▶ **WORK TO BE COMPLETED**: Word for word, restate the lines from the start of the data below through the line containing "import seaborn as sns".

▶ **RECORD SET**:

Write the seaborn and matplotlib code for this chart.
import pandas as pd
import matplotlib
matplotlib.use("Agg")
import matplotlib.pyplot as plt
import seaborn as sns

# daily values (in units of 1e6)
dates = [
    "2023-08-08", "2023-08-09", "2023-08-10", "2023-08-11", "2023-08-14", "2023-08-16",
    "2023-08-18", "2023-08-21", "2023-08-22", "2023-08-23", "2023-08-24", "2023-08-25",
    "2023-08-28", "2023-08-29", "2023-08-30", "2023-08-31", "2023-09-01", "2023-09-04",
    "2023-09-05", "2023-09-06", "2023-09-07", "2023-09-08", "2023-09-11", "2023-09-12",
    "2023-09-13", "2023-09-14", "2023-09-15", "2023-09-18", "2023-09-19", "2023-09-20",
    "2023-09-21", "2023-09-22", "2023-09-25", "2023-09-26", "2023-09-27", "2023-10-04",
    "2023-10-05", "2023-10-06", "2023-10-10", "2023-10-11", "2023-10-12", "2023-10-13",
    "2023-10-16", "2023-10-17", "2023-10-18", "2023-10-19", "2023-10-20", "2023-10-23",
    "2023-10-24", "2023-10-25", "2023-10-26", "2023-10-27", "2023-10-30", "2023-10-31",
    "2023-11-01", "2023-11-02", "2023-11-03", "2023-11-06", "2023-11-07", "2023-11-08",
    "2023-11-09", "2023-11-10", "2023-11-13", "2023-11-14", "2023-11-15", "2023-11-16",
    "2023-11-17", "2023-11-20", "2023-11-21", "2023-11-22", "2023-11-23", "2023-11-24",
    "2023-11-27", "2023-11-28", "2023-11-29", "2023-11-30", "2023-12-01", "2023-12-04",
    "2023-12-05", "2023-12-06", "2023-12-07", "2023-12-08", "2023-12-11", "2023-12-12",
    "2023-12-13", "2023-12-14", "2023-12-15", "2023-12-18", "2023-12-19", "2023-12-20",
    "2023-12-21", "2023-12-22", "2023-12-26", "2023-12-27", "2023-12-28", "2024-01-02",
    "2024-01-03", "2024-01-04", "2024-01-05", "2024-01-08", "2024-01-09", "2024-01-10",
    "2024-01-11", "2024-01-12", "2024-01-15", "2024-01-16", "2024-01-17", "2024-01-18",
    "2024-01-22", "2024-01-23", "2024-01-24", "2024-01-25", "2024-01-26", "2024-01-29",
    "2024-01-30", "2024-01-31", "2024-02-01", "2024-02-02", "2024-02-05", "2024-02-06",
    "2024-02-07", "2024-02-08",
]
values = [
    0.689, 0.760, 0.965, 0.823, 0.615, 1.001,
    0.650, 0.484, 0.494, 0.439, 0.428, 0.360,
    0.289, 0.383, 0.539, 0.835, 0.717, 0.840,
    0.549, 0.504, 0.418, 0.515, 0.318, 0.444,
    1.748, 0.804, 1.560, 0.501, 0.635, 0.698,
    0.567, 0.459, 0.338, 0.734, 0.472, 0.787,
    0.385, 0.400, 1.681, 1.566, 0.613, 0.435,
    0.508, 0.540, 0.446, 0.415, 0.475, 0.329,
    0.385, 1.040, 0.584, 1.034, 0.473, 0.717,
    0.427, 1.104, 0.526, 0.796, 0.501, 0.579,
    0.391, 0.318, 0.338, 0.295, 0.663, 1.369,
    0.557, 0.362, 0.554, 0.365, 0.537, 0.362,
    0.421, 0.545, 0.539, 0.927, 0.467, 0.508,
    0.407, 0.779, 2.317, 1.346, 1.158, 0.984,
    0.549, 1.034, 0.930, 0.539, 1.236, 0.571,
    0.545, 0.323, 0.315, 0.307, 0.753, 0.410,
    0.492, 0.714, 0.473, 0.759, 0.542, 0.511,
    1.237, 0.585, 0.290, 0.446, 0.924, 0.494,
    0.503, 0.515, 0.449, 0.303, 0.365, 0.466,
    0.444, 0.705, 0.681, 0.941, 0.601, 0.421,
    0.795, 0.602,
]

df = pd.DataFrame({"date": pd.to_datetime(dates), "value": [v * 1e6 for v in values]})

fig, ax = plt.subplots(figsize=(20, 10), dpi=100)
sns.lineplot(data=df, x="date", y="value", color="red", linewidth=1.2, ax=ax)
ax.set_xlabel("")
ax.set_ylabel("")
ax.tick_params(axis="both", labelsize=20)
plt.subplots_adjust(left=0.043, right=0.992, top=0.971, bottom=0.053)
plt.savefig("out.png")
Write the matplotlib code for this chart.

▶ **CORRECT OUTPUT**:
Write the seaborn and matplotlib code for this chart.
import pandas as pd
import matplotlib
matplotlib.use("Agg")
import matplotlib.pyplot as plt
import seaborn as sns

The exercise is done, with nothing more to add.